One last thing: a huge chunk of the mortgage backed securities the Fed holds (some $1,25 trillion of them) originated with Fannie Mae and Freddie Mac. A "trick" very similar to the one that lets banks hold excess reserves at the Fed and get paid to do so, plays in the Fannie and Freddie universe. Where the Fed supposedly tries to support the economy through QE, but makes sure it can never work when it starts paying interest on reserves, the government makes sure the housing industry will not get back on its feet, simply by guaranteeing every single mortgage that's closed at inflated prices. Both "tricks" pretend to help the people, but both in the end only help to support a broke banking system. And it's impossible to keep up the illusion that none of these smart people have figured that one out.

Fannie Mae belongs to the government. Fannie Mae also has started advertising $1000 down mortgage loans in select parts of the US. Granted, it's a last stage of desperation move, but the fact that it's even considered is what tells us the story of how our "leaders" see the world around them.
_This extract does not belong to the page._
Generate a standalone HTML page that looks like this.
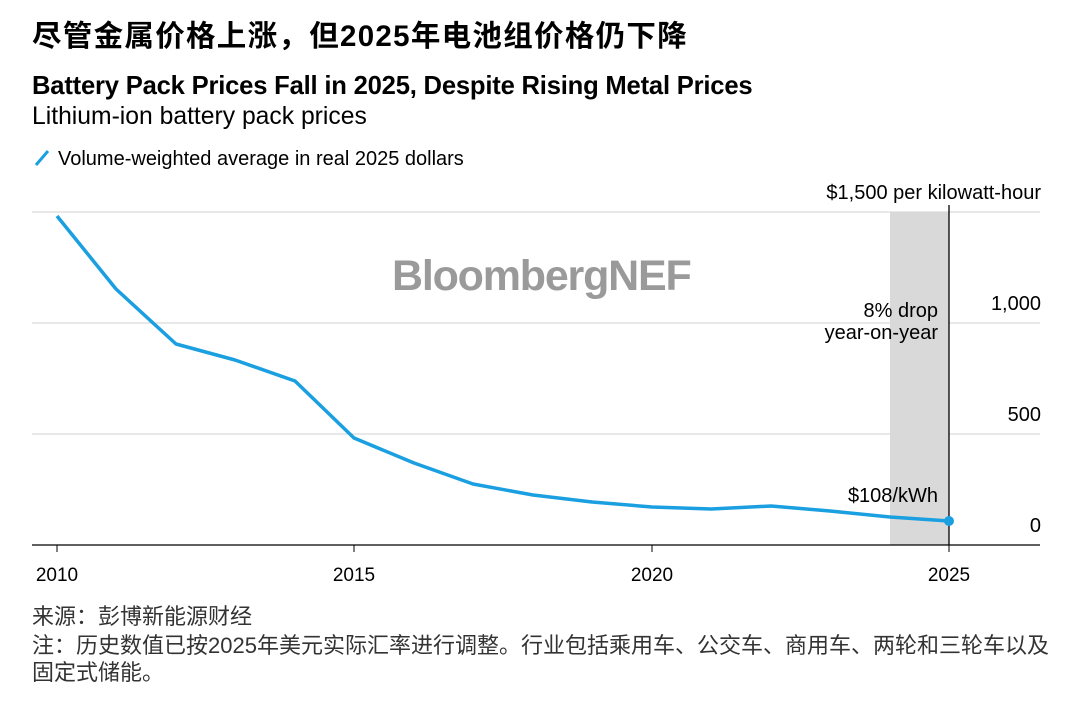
<!DOCTYPE html>
<html><head><meta charset="utf-8"><style>
body{margin:0;background:#fff;width:1080px;height:701px;overflow:hidden;font-family:"Liberation Sans","Noto Sans CJK SC",sans-serif;color:#000}
.t{position:absolute;white-space:nowrap}
</style></head><body>
<div class="t" style="left:32px;top:13px;font-size:29.5px;font-weight:bold;letter-spacing:1.3px">尽管金属价格上涨，但2025年电池组价格仍下降</div>
<div class="t" style="left:32px;top:72px;font-size:25.6px;font-weight:bold;letter-spacing:-0.2px">Battery Pack Prices Fall in 2025, Despite Rising Metal Prices</div>
<div class="t" style="left:32px;top:103px;font-size:24.7px;">Lithium-ion battery pack prices</div>
<div class="t" style="left:58px;top:148px;font-size:20px;">Volume-weighted average in real 2025 dollars</div>
<svg width="1080" height="701" style="position:absolute;left:0;top:0" font-family="Liberation Sans, sans-serif">
<line x1="36" y1="165" x2="48" y2="151" stroke="#1a9fe0" stroke-width="3"/>
<g stroke="#d0d0d0" stroke-width="1">
<line x1="32" y1="212" x2="1040" y2="212"/><line x1="32" y1="323" x2="1040" y2="323"/><line x1="32" y1="434" x2="1040" y2="434"/>
</g>
<rect x="890" y="212" width="59" height="333" fill="#d9d9d9"/>
<line x1="949" y1="205" x2="949" y2="545" stroke="#000" stroke-width="1.3"/>
<line x1="32" y1="545" x2="1040" y2="545" stroke="#000" stroke-width="1.3"/>
<g stroke="#000" stroke-width="1"><line x1="57" y1="545" x2="57" y2="552"/><line x1="354" y1="545" x2="354" y2="552"/><line x1="652" y1="545" x2="652" y2="552"/><line x1="949" y1="545" x2="949" y2="552"/></g>
<text x="392" y="290" font-size="43" fill="#9a9a9a" font-weight="bold" letter-spacing="-1.2">BloombergNEF</text>
<polyline fill="none" stroke="#1a9fe0" stroke-width="3.5" stroke-linejoin="round" points="57,216 116,289 176,344 235,360 295,381 354,438 414,463 473,484 533,495 592,502 652,507 711,509 771,506 830,511 890,517 949,521"/>
<circle cx="949" cy="521" r="5" fill="#1a9fe0"/>
<g font-size="20" text-anchor="end">
<text x="1041" y="199">$1,500 per kilowatt-hour</text>
<text x="1041" y="310">1,000</text>
<text x="1041" y="421">500</text>
<text x="1041" y="532">0</text>
<text x="938" y="317">8% drop</text>
<text x="938" y="339">year-on-year</text>
<text x="938" y="502">$108/kWh</text>
</g>
<g font-size="19" text-anchor="middle">
<text x="57" y="581">2010</text><text x="354" y="581">2015</text><text x="652" y="581">2020</text><text x="949" y="581">2025</text>
</g>
</svg>
<div class="t" style="left:32px;top:599px;font-size:22px;color:#333;">来源：彭博新能源财经</div>
<div class="t" style="left:32px;top:632px;font-size:22px;color:#333;line-height:27px;">注：历史数值已按2025年美元实际汇率进行调整。行业包括乘用车、公交车、商用车、两轮和三轮车以及<br>固定式储能。</div>
</body></html>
On the one hand, you’d be inclined to think that it's a good thing the phony facade is about to fall, but on the other you quickly realize who will be the victims once that happens.

And then you need to ask: what are those mortgage backed securities the Fed holds really worth, and who will eventually make up for the difference between face value and actual worth?

Look, mortgage rates are at record lows. And so are pending home sales. Combine those two, and you have all you need to know about the future of the American economy. It really is that simple.

If no-one's borrowing, the overall money supply goes down. That spells deflation, and the Fed is powerless against it. It can't force you to borrow. And if no economic growth materializes, you're not going to increase borrowing. Because you'll be losing your jobs, or famliy, friends, neighbors will, and you’ll be forewarned.

And they know it too, Bernanke and Geithner. The Fed doesn't support you, the American people, it supports the zombie banking system at your cost. Seen from that particular angle, by the way, it's doing a great job. I’ll leave it up to you to decide where the Treasury, and the US government in general, stand on this. Think Fannie and Freddie.